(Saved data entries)

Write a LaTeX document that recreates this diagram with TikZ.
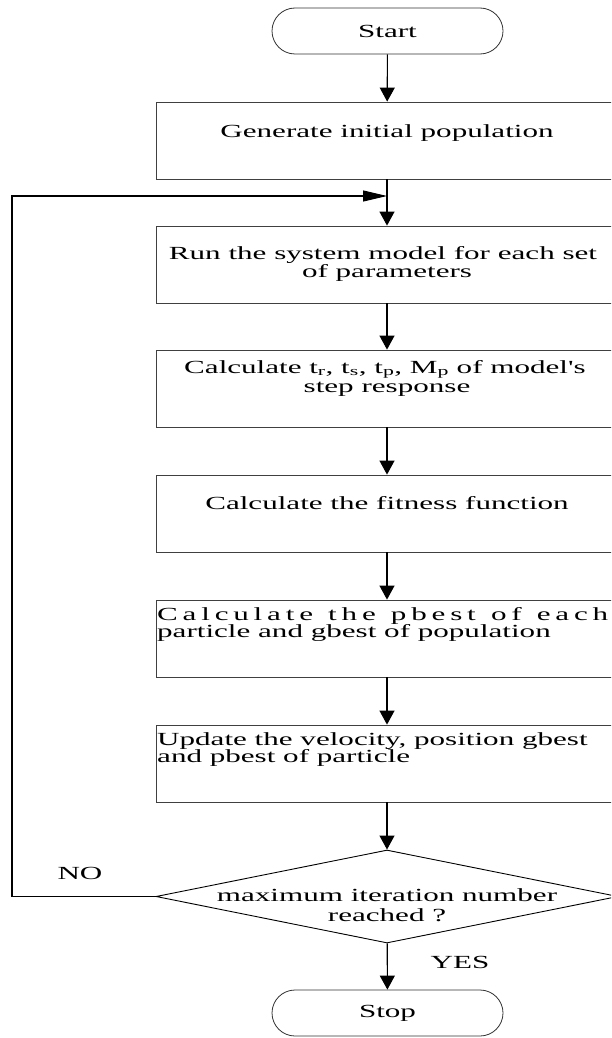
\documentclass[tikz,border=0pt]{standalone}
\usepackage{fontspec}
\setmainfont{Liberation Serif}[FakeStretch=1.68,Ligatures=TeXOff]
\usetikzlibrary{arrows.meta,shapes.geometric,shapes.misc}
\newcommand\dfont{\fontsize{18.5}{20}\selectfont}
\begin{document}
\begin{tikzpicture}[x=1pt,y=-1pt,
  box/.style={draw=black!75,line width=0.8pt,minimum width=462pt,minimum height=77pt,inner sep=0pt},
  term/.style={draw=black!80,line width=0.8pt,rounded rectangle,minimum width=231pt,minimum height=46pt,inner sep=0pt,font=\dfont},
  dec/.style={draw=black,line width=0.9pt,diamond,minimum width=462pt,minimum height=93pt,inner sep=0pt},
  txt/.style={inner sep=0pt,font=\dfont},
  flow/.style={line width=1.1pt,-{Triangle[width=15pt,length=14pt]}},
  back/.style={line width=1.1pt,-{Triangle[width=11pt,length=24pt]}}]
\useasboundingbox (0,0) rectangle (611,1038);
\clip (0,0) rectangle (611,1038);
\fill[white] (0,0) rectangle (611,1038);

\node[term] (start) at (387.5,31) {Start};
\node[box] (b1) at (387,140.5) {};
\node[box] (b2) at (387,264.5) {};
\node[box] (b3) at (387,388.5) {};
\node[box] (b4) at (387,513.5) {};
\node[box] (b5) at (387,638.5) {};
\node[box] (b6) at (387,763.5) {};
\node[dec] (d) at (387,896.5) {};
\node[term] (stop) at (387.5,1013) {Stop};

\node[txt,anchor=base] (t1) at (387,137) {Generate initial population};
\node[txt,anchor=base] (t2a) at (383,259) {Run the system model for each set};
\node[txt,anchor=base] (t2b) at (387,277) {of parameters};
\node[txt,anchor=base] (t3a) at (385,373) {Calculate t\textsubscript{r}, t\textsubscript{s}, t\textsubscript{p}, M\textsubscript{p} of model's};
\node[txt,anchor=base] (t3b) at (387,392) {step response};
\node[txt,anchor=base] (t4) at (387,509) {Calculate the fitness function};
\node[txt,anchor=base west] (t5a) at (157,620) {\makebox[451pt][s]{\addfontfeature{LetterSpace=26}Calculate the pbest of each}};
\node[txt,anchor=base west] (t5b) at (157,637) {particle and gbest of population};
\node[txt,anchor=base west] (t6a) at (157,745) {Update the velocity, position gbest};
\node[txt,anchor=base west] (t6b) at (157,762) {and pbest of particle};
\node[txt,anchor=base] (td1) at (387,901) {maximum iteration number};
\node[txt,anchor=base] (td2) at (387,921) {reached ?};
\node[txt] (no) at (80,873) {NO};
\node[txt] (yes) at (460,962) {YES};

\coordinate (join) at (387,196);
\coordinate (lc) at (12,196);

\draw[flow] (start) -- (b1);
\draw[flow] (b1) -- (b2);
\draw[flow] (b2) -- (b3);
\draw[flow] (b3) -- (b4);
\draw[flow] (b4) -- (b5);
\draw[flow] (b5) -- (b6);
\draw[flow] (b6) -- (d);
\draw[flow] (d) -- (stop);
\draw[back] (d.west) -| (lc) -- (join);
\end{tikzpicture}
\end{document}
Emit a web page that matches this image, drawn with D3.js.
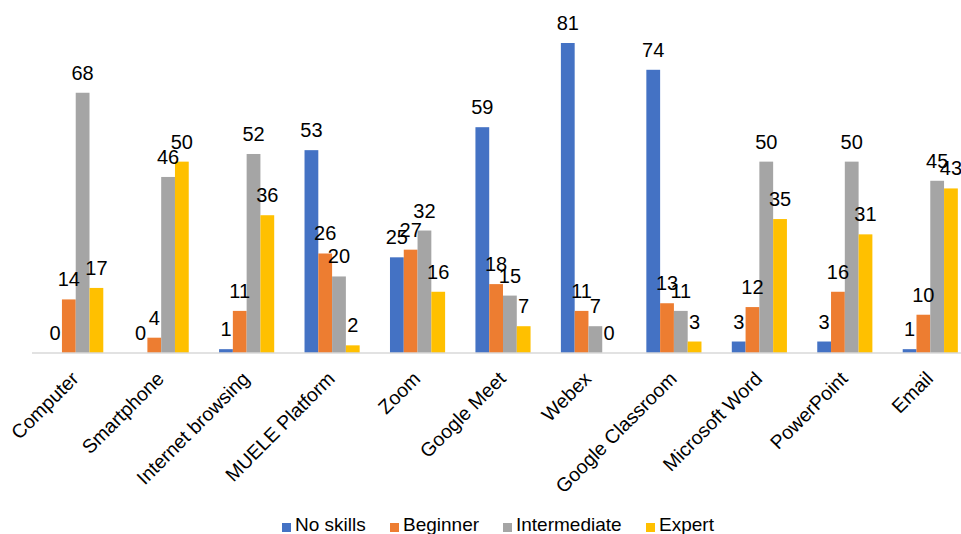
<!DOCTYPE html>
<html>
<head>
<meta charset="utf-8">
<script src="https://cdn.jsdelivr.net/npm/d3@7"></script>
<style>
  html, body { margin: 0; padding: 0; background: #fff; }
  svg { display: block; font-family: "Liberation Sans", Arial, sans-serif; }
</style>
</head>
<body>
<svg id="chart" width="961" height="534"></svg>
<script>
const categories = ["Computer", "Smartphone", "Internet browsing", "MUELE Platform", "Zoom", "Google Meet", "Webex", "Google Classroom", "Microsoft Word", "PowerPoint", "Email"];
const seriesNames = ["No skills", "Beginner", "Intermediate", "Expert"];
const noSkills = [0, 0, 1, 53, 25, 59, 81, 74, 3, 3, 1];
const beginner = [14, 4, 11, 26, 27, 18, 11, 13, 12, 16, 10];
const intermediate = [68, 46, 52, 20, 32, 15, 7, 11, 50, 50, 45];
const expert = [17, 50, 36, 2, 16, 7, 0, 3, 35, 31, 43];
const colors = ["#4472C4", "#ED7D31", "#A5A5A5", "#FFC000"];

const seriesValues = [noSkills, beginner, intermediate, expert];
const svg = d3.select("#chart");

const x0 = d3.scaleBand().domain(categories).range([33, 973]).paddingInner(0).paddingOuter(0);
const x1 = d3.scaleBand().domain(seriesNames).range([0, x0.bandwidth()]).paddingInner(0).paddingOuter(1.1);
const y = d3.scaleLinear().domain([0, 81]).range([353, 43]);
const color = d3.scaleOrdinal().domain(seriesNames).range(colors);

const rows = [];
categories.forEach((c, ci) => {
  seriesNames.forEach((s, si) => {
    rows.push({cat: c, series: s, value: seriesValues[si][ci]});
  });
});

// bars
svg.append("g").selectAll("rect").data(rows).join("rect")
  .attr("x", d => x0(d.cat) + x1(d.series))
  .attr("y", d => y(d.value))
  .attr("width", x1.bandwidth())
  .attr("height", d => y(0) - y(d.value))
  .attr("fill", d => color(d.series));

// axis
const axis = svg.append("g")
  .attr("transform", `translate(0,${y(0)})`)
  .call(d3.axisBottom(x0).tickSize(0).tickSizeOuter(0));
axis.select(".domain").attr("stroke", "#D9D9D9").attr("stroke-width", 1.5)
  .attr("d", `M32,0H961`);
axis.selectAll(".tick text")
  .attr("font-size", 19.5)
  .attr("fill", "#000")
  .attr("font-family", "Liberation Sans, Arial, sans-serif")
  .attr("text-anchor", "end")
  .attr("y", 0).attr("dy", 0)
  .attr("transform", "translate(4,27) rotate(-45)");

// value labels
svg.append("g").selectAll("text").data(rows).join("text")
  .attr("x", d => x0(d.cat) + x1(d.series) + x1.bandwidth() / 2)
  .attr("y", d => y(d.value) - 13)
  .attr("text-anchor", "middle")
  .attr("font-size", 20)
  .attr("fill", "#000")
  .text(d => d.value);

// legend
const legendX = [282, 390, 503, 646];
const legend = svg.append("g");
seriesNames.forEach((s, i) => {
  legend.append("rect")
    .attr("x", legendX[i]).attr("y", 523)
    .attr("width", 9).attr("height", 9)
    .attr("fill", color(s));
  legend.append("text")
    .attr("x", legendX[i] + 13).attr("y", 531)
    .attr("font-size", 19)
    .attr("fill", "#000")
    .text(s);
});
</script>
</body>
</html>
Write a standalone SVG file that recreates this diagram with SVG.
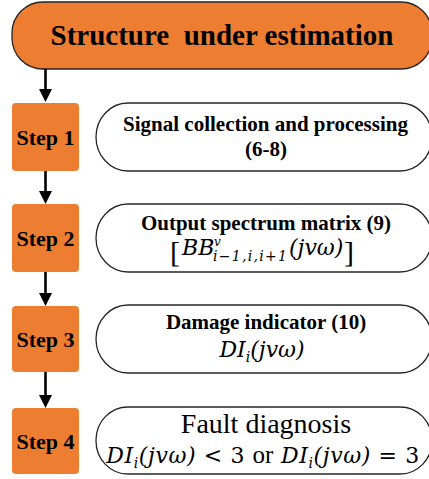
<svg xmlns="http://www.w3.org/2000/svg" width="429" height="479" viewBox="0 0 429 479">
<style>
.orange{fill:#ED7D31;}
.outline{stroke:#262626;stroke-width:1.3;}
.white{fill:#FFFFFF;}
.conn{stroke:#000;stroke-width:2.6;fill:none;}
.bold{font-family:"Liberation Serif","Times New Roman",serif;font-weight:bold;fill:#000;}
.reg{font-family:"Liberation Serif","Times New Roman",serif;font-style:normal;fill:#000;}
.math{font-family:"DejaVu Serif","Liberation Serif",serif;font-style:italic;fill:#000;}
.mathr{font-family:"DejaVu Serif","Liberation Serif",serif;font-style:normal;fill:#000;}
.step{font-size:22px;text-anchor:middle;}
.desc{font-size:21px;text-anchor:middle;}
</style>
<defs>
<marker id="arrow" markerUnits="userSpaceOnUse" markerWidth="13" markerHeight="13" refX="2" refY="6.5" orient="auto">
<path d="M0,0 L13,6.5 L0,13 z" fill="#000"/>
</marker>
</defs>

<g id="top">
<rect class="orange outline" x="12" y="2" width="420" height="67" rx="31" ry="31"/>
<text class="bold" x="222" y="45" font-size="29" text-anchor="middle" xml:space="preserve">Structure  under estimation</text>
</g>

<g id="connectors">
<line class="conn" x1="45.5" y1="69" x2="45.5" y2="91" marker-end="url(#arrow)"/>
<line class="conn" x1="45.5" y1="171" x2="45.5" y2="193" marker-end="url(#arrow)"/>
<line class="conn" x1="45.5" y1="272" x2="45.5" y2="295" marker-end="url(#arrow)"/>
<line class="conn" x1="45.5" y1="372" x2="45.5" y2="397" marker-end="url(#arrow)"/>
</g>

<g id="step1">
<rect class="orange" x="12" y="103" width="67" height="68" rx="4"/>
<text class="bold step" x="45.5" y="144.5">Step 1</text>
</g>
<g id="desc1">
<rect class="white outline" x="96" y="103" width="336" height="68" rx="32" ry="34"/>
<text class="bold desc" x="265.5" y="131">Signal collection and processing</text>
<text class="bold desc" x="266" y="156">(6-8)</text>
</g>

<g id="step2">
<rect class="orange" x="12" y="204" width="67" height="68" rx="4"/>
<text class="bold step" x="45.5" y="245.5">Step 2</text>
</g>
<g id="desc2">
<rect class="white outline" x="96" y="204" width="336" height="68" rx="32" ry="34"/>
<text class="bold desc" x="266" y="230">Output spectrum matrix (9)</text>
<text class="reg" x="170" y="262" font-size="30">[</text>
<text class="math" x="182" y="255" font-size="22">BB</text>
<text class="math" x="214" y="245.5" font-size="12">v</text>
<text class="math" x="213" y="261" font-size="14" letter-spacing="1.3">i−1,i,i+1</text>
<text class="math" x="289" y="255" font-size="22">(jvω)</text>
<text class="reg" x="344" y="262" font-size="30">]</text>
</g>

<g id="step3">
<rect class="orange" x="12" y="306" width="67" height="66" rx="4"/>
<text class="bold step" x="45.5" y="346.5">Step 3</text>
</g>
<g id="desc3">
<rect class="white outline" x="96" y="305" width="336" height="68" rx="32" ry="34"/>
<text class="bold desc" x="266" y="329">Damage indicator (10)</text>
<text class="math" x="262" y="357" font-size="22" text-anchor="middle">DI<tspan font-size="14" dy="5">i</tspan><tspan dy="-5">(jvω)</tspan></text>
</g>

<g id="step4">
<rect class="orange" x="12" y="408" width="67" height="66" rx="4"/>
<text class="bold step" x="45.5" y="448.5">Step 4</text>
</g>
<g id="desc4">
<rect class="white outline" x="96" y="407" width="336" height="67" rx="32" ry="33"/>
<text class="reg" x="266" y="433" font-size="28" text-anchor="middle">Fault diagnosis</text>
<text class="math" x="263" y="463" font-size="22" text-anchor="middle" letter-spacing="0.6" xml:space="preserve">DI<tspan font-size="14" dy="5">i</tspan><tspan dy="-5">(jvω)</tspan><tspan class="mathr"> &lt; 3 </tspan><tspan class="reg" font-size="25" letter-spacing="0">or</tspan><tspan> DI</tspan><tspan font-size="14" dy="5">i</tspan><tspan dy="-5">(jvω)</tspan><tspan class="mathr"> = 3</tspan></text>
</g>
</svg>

Given exercise: Nothing but the lines from the one containing "Emit a web page" through the one containing "color = d3.scaleOrdinal().domain(seriesNames).range(colors);" should be echoed, each exactly as it stands; pictures are excluded.

Answer to this task:
Emit a web page that matches this image, drawn with D3.js.
<!DOCTYPE html>
<html>
<head>
<meta charset="utf-8">
<script src="https://cdn.jsdelivr.net/npm/d3@7"></script>
<style>
  html, body { margin: 0; padding: 0; background: #fff; }
  svg { display: block; font-family: "Liberation Sans", Arial, sans-serif; }
</style>
</head>
<body>
<svg id="chart" width="961" height="534"></svg>
<script>
const categories = ["Computer", "Smartphone", "Internet browsing", "MUELE Platform", "Zoom", "Google Meet", "Webex", "Google Classroom", "Microsoft Word", "PowerPoint", "Email"];
const seriesNames = ["No skills", "Beginner", "Intermediate", "Expert"];
const noSkills = [0, 0, 1, 53, 25, 59, 81, 74, 3, 3, 1];
const beginner = [14, 4, 11, 26, 27, 18, 11, 13, 12, 16, 10];
const intermediate = [68, 46, 52, 20, 32, 15, 7, 11, 50, 50, 45];
const expert = [17, 50, 36, 2, 16, 7, 0, 3, 35, 31, 43];
const colors = ["#4472C4", "#ED7D31", "#A5A5A5", "#FFC000"];

const seriesValues = [noSkills, beginner, intermediate, expert];
const svg = d3.select("#chart");

const x0 = d3.scaleBand().domain(categories).range([33, 973]).paddingInner(0).paddingOuter(0);
const x1 = d3.scaleBand().domain(seriesNames).range([0, x0.bandwidth()]).paddingInner(0).paddingOuter(1.1);
const y = d3.scaleLinear().domain([0, 81]).range([353, 43]);
const color = d3.scaleOrdinal().domain(seriesNames).range(colors);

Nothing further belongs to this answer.